=== SUPPLIED DATA ===
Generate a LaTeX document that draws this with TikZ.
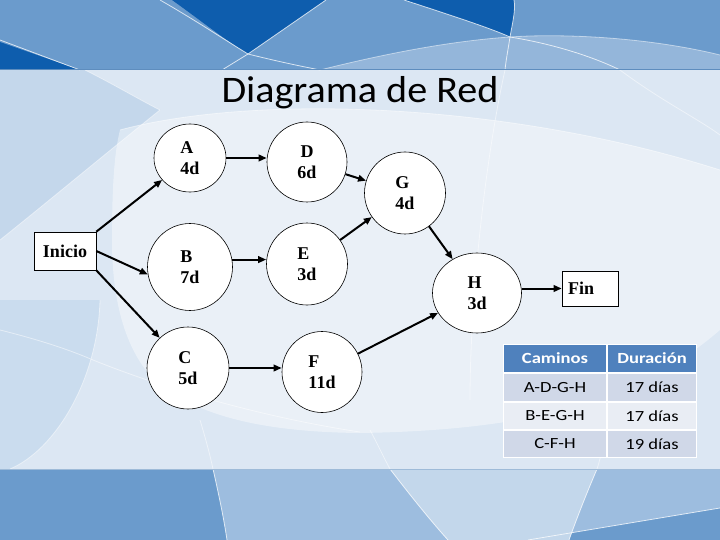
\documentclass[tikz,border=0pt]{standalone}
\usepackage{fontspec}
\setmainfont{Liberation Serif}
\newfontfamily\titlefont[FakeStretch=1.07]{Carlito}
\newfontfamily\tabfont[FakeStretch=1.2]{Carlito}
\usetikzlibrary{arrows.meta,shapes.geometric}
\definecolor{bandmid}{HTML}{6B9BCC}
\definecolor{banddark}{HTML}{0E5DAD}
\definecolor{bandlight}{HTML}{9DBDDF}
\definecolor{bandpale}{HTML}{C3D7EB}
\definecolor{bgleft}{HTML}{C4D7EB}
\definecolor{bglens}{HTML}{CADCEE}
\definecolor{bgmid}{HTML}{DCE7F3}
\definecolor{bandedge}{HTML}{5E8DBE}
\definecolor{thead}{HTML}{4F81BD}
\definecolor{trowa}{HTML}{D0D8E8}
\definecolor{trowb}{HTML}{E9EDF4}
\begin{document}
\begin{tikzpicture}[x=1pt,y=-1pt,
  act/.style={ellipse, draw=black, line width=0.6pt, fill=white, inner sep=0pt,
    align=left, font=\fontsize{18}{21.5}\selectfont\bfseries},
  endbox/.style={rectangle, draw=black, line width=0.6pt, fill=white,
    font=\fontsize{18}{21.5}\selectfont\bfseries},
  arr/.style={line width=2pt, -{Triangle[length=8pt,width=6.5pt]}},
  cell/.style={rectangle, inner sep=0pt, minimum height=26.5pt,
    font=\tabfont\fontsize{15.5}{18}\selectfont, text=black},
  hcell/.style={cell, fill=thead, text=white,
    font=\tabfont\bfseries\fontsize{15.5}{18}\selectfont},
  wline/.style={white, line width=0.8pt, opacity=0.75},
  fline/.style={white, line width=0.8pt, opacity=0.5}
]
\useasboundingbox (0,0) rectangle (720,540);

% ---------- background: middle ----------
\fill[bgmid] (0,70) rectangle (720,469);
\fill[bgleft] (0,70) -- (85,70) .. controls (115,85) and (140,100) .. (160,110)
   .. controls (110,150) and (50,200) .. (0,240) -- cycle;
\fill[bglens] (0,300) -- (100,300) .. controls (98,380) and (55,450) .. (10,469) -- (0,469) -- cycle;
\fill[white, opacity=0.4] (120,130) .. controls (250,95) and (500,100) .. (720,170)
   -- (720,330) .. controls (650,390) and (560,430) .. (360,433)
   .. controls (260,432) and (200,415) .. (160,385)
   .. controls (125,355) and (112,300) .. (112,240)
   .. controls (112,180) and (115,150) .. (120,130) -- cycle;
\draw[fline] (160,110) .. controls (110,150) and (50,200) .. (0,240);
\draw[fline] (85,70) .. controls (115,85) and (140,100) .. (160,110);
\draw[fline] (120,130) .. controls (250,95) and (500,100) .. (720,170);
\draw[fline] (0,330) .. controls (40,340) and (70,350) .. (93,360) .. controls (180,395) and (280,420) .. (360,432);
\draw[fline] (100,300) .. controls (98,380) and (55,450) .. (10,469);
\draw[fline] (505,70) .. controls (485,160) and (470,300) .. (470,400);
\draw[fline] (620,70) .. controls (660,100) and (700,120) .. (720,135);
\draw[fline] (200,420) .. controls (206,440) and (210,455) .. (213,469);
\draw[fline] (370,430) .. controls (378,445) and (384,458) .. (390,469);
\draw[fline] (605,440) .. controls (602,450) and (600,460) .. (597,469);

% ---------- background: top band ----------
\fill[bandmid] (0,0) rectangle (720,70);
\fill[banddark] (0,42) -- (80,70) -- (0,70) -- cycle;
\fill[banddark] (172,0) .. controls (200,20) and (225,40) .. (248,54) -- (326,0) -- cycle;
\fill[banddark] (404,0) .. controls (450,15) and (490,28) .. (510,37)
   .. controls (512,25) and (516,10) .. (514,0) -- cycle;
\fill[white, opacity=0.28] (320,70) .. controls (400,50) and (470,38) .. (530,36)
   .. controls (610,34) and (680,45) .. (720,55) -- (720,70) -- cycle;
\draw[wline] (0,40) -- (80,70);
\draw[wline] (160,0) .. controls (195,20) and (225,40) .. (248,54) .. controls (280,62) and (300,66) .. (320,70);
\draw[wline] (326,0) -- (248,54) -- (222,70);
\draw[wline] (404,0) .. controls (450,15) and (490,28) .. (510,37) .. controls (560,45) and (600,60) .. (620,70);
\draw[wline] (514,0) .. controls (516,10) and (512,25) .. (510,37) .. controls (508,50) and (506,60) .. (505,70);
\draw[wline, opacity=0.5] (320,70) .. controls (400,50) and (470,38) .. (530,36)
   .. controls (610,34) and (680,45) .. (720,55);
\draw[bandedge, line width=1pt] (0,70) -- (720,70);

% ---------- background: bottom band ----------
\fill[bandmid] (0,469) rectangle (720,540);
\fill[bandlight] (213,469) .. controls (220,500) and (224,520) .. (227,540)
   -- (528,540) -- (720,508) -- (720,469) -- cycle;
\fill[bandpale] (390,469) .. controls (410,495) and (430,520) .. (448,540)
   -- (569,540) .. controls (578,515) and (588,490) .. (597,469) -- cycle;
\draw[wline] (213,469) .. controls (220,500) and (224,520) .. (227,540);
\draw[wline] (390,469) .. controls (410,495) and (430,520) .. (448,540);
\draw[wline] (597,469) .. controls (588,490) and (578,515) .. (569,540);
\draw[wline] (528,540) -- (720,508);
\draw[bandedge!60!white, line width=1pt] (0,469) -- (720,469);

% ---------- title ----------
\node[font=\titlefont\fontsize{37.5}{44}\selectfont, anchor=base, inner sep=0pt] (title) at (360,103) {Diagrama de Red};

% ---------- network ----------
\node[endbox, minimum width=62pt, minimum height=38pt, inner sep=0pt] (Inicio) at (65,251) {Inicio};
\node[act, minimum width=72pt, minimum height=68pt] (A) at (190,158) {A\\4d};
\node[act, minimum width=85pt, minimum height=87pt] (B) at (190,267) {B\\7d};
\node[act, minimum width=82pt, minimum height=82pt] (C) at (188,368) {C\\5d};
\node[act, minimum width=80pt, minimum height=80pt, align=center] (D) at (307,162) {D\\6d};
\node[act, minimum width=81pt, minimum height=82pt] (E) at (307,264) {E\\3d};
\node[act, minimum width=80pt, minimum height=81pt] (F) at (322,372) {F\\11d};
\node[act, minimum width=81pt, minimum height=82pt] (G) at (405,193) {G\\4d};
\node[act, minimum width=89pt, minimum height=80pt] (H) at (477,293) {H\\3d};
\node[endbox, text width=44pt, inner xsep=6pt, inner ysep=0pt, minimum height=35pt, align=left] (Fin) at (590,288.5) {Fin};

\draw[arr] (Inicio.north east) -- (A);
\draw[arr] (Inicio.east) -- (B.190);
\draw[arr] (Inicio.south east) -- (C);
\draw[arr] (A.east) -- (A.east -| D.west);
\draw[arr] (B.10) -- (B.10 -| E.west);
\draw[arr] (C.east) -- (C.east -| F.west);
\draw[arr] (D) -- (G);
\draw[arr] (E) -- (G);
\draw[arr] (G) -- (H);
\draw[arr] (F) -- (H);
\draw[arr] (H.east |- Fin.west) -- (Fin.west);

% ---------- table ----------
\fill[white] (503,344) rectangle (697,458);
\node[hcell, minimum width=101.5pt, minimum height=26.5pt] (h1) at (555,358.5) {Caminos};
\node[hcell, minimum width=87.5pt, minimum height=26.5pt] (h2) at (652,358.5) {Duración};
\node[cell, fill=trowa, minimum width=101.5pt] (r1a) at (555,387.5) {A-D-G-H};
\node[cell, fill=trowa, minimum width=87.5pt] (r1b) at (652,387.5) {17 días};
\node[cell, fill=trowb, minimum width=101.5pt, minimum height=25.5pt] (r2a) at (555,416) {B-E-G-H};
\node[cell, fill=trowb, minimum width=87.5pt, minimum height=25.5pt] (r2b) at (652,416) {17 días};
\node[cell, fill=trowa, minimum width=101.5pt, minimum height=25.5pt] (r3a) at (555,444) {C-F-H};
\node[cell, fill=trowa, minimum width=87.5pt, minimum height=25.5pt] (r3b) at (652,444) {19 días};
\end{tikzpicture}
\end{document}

=== TO BE DONE ===
Begin at the top of the material above and output each line exactly, stopping after the line that holds "(0,0) rectangle (720,540);". Leave out pictures.

=== SOLUTION TO THE EXERCISE ===
Generate a LaTeX document that draws this with TikZ.
\documentclass[tikz,border=0pt]{standalone}
\usepackage{fontspec}
\setmainfont{Liberation Serif}
\newfontfamily\titlefont[FakeStretch=1.07]{Carlito}
\newfontfamily\tabfont[FakeStretch=1.2]{Carlito}
\usetikzlibrary{arrows.meta,shapes.geometric}
\definecolor{bandmid}{HTML}{6B9BCC}
\definecolor{banddark}{HTML}{0E5DAD}
\definecolor{bandlight}{HTML}{9DBDDF}
\definecolor{bandpale}{HTML}{C3D7EB}
\definecolor{bgleft}{HTML}{C4D7EB}
\definecolor{bglens}{HTML}{CADCEE}
\definecolor{bgmid}{HTML}{DCE7F3}
\definecolor{bandedge}{HTML}{5E8DBE}
\definecolor{thead}{HTML}{4F81BD}
\definecolor{trowa}{HTML}{D0D8E8}
\definecolor{trowb}{HTML}{E9EDF4}
\begin{document}
\begin{tikzpicture}[x=1pt,y=-1pt,
  act/.style={ellipse, draw=black, line width=0.6pt, fill=white, inner sep=0pt,
    align=left, font=\fontsize{18}{21.5}\selectfont\bfseries},
  endbox/.style={rectangle, draw=black, line width=0.6pt, fill=white,
    font=\fontsize{18}{21.5}\selectfont\bfseries},
  arr/.style={line width=2pt, -{Triangle[length=8pt,width=6.5pt]}},
  cell/.style={rectangle, inner sep=0pt, minimum height=26.5pt,
    font=\tabfont\fontsize{15.5}{18}\selectfont, text=black},
  hcell/.style={cell, fill=thead, text=white,
    font=\tabfont\bfseries\fontsize{15.5}{18}\selectfont},
  wline/.style={white, line width=0.8pt, opacity=0.75},
  fline/.style={white, line width=0.8pt, opacity=0.5}
]
\useasboundingbox (0,0) rectangle (720,540);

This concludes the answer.